TASK PROMPT:
Repeat the listing below word for word, stopping after the line that contains "(subtypes) at (10,364)".

AVAILABLE DATA:
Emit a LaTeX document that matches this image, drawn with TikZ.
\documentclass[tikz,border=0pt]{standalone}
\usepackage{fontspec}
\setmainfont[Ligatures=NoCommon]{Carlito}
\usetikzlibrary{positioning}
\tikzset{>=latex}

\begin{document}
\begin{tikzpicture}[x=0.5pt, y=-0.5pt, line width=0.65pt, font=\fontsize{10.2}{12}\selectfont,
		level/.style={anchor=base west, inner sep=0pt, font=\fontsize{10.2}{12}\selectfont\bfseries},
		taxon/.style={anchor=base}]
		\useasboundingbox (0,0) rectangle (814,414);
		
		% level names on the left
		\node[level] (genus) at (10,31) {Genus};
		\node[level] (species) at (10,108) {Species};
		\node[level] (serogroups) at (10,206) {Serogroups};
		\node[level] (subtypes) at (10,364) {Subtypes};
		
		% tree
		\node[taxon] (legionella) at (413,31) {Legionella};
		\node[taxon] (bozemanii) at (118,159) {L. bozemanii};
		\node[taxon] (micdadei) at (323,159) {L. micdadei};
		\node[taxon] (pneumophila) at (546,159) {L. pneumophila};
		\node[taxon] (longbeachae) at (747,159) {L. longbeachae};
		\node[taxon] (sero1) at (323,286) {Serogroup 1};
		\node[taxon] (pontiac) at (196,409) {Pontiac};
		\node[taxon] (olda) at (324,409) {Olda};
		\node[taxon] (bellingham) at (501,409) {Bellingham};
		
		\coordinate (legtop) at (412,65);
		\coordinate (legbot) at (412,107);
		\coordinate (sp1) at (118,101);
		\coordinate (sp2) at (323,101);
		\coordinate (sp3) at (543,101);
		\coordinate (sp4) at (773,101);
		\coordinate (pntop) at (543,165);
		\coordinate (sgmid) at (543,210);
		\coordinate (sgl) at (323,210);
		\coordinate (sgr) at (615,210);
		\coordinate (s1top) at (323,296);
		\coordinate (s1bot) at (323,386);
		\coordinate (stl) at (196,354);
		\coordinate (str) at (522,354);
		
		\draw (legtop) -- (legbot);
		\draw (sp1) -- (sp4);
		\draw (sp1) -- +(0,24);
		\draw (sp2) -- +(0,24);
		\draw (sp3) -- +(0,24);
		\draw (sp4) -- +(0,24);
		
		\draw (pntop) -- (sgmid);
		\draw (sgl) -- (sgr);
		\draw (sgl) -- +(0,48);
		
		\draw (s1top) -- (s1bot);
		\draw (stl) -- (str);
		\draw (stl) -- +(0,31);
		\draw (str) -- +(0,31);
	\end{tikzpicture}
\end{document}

ANSWER BELOW:
Emit a LaTeX document that matches this image, drawn with TikZ.
\documentclass[tikz,border=0pt]{standalone}
\usepackage{fontspec}
\setmainfont[Ligatures=NoCommon]{Carlito}
\usetikzlibrary{positioning}
\tikzset{>=latex}

\begin{document}
\begin{tikzpicture}[x=0.5pt, y=-0.5pt, line width=0.65pt, font=\fontsize{10.2}{12}\selectfont,
		level/.style={anchor=base west, inner sep=0pt, font=\fontsize{10.2}{12}\selectfont\bfseries},
		taxon/.style={anchor=base}]
		\useasboundingbox (0,0) rectangle (814,414);
		
		% level names on the left
		\node[level] (genus) at (10,31) {Genus};
		\node[level] (species) at (10,108) {Species};
		\node[level] (serogroups) at (10,206) {Serogroups};
		\node[level] (subtypes) at (10,364) {Subtypes};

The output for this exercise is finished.